В пользу диалектико-материалистического взгляда на количественно-математический аспект анализа (отражения) естественно-природных явлений Ленин приводит также многочисленные высказывания тех физиков, которые сохранили стихийно-материалистический взгляд на вещи. В плане анализа количественной стороны дела в физике Ленин цитирует свидетельство Больцмана: «Если не делать себе иллюзий насчет значения дифференциальных уравнений, то не может быть сомнения в том, что картина мира (посредством дифференциальных уравнений) все-таки необходимо будет атомистическая, картина того, как по известным правилам будут изменяться во времени громадные количества вещей, расположенных в пространстве с тремя измерениями». Иными словами, объективным прообразом дифференциальных уравнений оказывается и с точки зрения Больцмана именно пространственно-временная определенность материальных тел, дискретных частей единой материи. Этот взгляд Больцмана Ленин приводит сочувственно, как совпадающий в главном с точкой зрения диалектического материализма.
Огромную роль придавал Ленин и количественно-математическому анализу в социальных науках, называя статистику «…одним из самых могущественных орудий социального познания…». В то же время Ленин показывал на фактах, насколько важна при статистическом анализе качественная сторона дела, качественные критерии систематизации цифрового материала. Без тщательнейшего внимания к этим критериям статистика «…превращается… в уродство, в статистику ради статистики, в игру», под которой чаще всего кроется отнюдь не бескорыстно-математическая цель.

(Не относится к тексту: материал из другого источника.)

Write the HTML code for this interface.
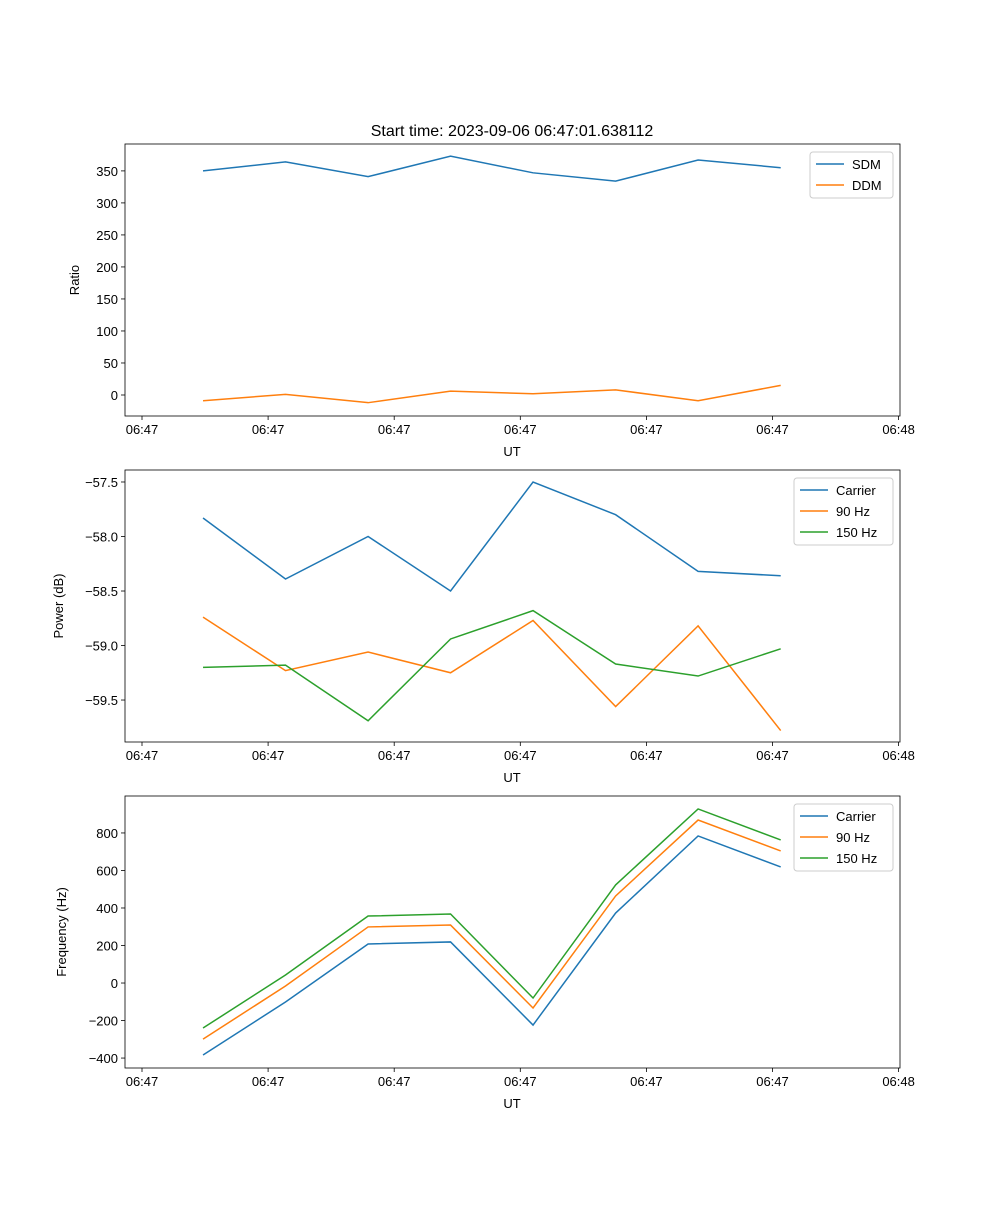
<!DOCTYPE html>
<html><head><meta charset="utf-8"><style>
body{margin:0;background:#fff;}
svg text{font-family:"Liberation Sans",sans-serif;}
</style></head><body>
<svg id="fig" width="1000" height="1200" xmlns="http://www.w3.org/2000/svg">
<rect width="1000" height="1200" fill="#fff"/>
<text x="512" y="136" font-size="16" text-anchor="middle">Start time: 2023-09-06 06:47:01.638112</text>
</svg>
<script>
const xTickLabels = ["06:47","06:47","06:47","06:47","06:47","06:47","06:48"];
const times = [0.484,1.138,1.793,2.447,3.101,3.756,4.410,5.065];
const sdm = [350,364,341,373,347,334,367,355];
const ddm = [-9,1,-12,6,2,8,-9,15];
const pCarrier = [-57.83,-58.39,-58.0,-58.5,-57.5,-57.80,-58.32,-58.36];
const p90 = [-58.74,-59.23,-59.06,-59.25,-58.77,-59.56,-58.82,-59.78];
const p150 = [-59.20,-59.18,-59.69,-58.94,-58.68,-59.17,-59.28,-59.03];
const fCarrier = [-384,-101,208,219,-224,373,784,619];
const f90 = [-299,-16,299,309,-133,464,869,704];
const f150 = [-240,43,357,368,-80,523,928,763];
const ratioTicks = [0,50,100,150,200,250,300,350];
const powerTicks = [-57.5,-58.0,-58.5,-59.0,-59.5];
const freqTicks = [-400,-200,0,200,400,600,800];

const NS="http://www.w3.org/2000/svg";
const svg=document.getElementById('fig');
const C=["#1f77b4","#ff7f0e","#2ca02c"];
function el(tag,attrs,parent){const e=document.createElementNS(NS,tag);for(const k in attrs)e.setAttribute(k,attrs[k]);(parent||svg).appendChild(e);return e;}
const X0=125,X1=900;
function xs(t){return 142+126.1*t;}

function panel(name,top,bot,ymin,ymax,yticks,fmt,ylabel,ylabelX,series,legend){
  const g=el('g',{});
  
  
  const ys=v=>bot-(v-ymin)/(ymax-ymin)*(bot-top);
  // ticks x
  xTickLabels.forEach((l,i)=>{
    const x=xs(i);
    el('line',{x1:x,x2:x,y1:bot,y2:bot+4,stroke:'#000','stroke-width':0.8},g);
    const t=el('text',{x:x,y:bot+18,'font-size':13,'text-anchor':'middle'},g);t.textContent=l;
    
    
  });
  yticks.forEach(v=>{
    const y=ys(v);
    el('line',{x1:X0-4,x2:X0,y1:y,y2:y,stroke:'#000','stroke-width':0.8},g);
    const t=el('text',{x:X0-7,y:y+5,'font-size':13,'text-anchor':'end'},g);t.textContent=fmt(v);
    
    
  });
  const xl=el('text',{x:512,y:bot+40,'font-size':13,'text-anchor':'middle'},g);xl.textContent='UT';
  
  
  const cy=(top+bot)/2;
  const yl=el('text',{x:ylabelX,y:cy,'font-size':13,'text-anchor':'middle',transform:`rotate(-90 ${ylabelX} ${cy})`},g);yl.textContent=ylabel;
  
  
  series.forEach((s,i)=>{
    const p=el('polyline',{points:s.map((v,j)=>xs(times[j])+','+ys(v)).join(' '),fill:'none',stroke:C[i],'stroke-width':1.5},g);
    
    
  });
  el('rect',{x:X0,y:top,width:X1-X0,height:bot-top,fill:'none',stroke:'#000','stroke-width':0.8},g);
  const lw=legend.length===2?83:99, lx=X1-7-lw, ly=top+8;
  const lg=el('g',{},g);
  
  
  el('rect',{x:lx,y:ly,width:lw,height:legend.length*21+4,fill:'#fff',stroke:'#ccc',rx:3},lg);
  legend.forEach((n,i)=>{
    const yy=ly+12+i*21;
    el('line',{x1:lx+6,x2:lx+34,y1:yy,y2:yy,stroke:C[i],'stroke-width':1.5},lg);
    const t=el('text',{x:lx+42,y:yy+5,'font-size':13},lg);t.textContent=n;
    
    
  });
}
const minus=s=>String(s).replace('-','\u2212');
panel('ratio',144,416,-32.8,392,ratioTicks,v=>minus(v),'Ratio',79,[sdm,ddm],['SDM','DDM']);
panel('power',470,742,-59.885,-57.39,powerTicks,v=>minus(v.toFixed(1)),'Power (dB)',63,[pCarrier,p90,p150],['Carrier','90 Hz','150 Hz']);
panel('frequency',796,1068,-453,997,freqTicks,v=>minus(v),'Frequency (Hz)',66,[fCarrier,f90,f150],['Carrier','90 Hz','150 Hz']);
</script>
</body></html>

Разработка проблемы количества с позиций диалектического материализма остается актуальнейшей задачей марксистской философии как в связи с продолжающимся расширением роли количественно-математических методов анализа во всех областях науки, так и в связи с тем, что главное направление атак неопозитивизма на диалектико-материалистическую логику и теорию познания находится как раз на линии математики и ее роли в науке. Полное и конкретное решение проблемы количества как важнейшей категории диалектической логики, связанной с диалектико-материалистическим пониманием «оснований математики», является поэтому одной из актуальнейших задач диалектики как логики и теории познания марксизма.